# WHAT IS BEING ASKED:
Your task is to output the listing word for word, with pictures excluded.

# GIVEN DATA:
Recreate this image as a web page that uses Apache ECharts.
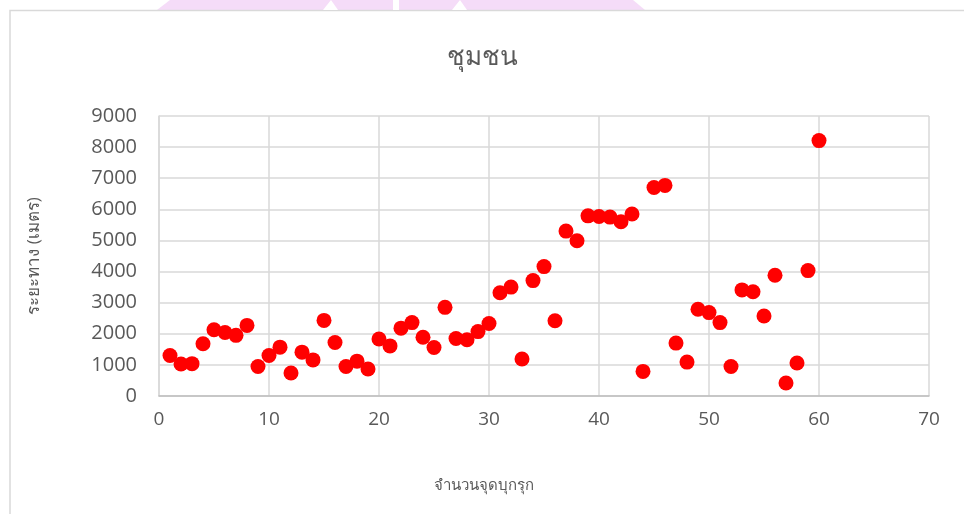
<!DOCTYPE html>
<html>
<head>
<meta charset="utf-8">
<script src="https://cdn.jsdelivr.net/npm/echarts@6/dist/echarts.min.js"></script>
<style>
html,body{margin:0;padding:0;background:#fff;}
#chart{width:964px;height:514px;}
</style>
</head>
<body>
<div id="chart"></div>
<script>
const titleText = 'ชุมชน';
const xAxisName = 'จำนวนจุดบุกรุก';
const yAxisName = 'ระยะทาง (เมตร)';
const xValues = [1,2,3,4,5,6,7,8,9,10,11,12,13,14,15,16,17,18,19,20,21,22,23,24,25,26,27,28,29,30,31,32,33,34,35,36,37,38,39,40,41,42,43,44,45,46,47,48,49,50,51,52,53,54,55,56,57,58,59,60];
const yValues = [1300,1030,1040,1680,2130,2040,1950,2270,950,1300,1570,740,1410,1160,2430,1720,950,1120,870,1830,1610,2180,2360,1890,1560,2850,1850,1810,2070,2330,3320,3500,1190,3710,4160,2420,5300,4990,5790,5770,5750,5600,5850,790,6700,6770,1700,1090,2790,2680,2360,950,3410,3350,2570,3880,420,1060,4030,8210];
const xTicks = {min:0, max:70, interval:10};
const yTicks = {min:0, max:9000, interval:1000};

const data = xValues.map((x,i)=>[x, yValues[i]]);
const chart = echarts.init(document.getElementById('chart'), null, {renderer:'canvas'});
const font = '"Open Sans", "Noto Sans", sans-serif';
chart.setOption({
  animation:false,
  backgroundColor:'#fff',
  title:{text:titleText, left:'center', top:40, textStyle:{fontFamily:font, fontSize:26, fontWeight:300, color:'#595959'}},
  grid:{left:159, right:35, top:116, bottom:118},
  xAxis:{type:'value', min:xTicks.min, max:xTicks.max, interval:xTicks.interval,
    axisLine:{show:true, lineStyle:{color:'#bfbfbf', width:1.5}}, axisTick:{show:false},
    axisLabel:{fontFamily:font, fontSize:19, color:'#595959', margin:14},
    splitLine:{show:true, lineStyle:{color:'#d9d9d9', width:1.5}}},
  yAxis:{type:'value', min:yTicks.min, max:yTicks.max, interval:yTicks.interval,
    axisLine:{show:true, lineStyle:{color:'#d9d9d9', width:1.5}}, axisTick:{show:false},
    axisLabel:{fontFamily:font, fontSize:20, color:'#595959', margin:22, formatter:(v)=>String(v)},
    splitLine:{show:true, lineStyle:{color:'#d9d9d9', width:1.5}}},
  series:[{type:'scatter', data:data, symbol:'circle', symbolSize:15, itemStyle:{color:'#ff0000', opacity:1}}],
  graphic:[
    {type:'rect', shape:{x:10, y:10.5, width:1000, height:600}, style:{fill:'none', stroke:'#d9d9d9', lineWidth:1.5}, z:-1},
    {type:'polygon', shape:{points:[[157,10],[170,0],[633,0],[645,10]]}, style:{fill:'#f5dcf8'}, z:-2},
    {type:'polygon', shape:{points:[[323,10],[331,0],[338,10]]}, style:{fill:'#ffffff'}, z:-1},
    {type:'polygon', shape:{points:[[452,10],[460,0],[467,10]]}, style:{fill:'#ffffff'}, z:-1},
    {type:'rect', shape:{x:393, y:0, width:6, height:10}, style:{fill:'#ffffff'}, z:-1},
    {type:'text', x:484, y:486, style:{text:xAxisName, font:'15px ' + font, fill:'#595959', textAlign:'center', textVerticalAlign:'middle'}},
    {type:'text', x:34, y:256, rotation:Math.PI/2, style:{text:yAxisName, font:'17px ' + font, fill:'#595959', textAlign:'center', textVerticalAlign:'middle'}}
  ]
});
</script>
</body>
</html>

# TASK RESULT:
Recreate this image as a web page that uses Apache ECharts.
<!DOCTYPE html>
<html>
<head>
<meta charset="utf-8">
<script src="https://cdn.jsdelivr.net/npm/echarts@6/dist/echarts.min.js"></script>
<style>
html,body{margin:0;padding:0;background:#fff;}
#chart{width:964px;height:514px;}
</style>
</head>
<body>
<div id="chart"></div>
<script>
const titleText = 'ชุมชน';
const xAxisName = 'จำนวนจุดบุกรุก';
const yAxisName = 'ระยะทาง (เมตร)';
const xValues = [1,2,3,4,5,6,7,8,9,10,11,12,13,14,15,16,17,18,19,20,21,22,23,24,25,26,27,28,29,30,31,32,33,34,35,36,37,38,39,40,41,42,43,44,45,46,47,48,49,50,51,52,53,54,55,56,57,58,59,60];
const yValues = [1300,1030,1040,1680,2130,2040,1950,2270,950,1300,1570,740,1410,1160,2430,1720,950,1120,870,1830,1610,2180,2360,1890,1560,2850,1850,1810,2070,2330,3320,3500,1190,3710,4160,2420,5300,4990,5790,5770,5750,5600,5850,790,6700,6770,1700,1090,2790,2680,2360,950,3410,3350,2570,3880,420,1060,4030,8210];
const xTicks = {min:0, max:70, interval:10};
const yTicks = {min:0, max:9000, interval:1000};

const data = xValues.map((x,i)=>[x, yValues[i]]);
const chart = echarts.init(document.getElementById('chart'), null, {renderer:'canvas'});
const font = '"Open Sans", "Noto Sans", sans-serif';
chart.setOption({
  animation:false,
  backgroundColor:'#fff',
  title:{text:titleText, left:'center', top:40, textStyle:{fontFamily:font, fontSize:26, fontWeight:300, color:'#595959'}},
  grid:{left:159, right:35, top:116, bottom:118},
  xAxis:{type:'value', min:xTicks.min, max:xTicks.max, interval:xTicks.interval,
    axisLine:{show:true, lineStyle:{color:'#bfbfbf', width:1.5}}, axisTick:{show:false},
    axisLabel:{fontFamily:font, fontSize:19, color:'#595959', margin:14},
    splitLine:{show:true, lineStyle:{color:'#d9d9d9', width:1.5}}},
  yAxis:{type:'value', min:yTicks.min, max:yTicks.max, interval:yTicks.interval,
    axisLine:{show:true, lineStyle:{color:'#d9d9d9', width:1.5}}, axisTick:{show:false},
    axisLabel:{fontFamily:font, fontSize:20, color:'#595959', margin:22, formatter:(v)=>String(v)},
    splitLine:{show:true, lineStyle:{color:'#d9d9d9', width:1.5}}},
  series:[{type:'scatter', data:data, symbol:'circle', symbolSize:15, itemStyle:{color:'#ff0000', opacity:1}}],
  graphic:[
    {type:'rect', shape:{x:10, y:10.5, width:1000, height:600}, style:{fill:'none', stroke:'#d9d9d9', lineWidth:1.5}, z:-1},
    {type:'polygon', shape:{points:[[157,10],[170,0],[633,0],[645,10]]}, style:{fill:'#f5dcf8'}, z:-2},
    {type:'polygon', shape:{points:[[323,10],[331,0],[338,10]]}, style:{fill:'#ffffff'}, z:-1},
    {type:'polygon', shape:{points:[[452,10],[460,0],[467,10]]}, style:{fill:'#ffffff'}, z:-1},
    {type:'rect', shape:{x:393, y:0, width:6, height:10}, style:{fill:'#ffffff'}, z:-1},
    {type:'text', x:484, y:486, style:{text:xAxisName, font:'15px ' + font, fill:'#595959', textAlign:'center', textVerticalAlign:'middle'}},
    {type:'text', x:34, y:256, rotation:Math.PI/2, style:{text:yAxisName, font:'17px ' + font, fill:'#595959', textAlign:'center', textVerticalAlign:'middle'}}
  ]
});
</script>
</body>
</html>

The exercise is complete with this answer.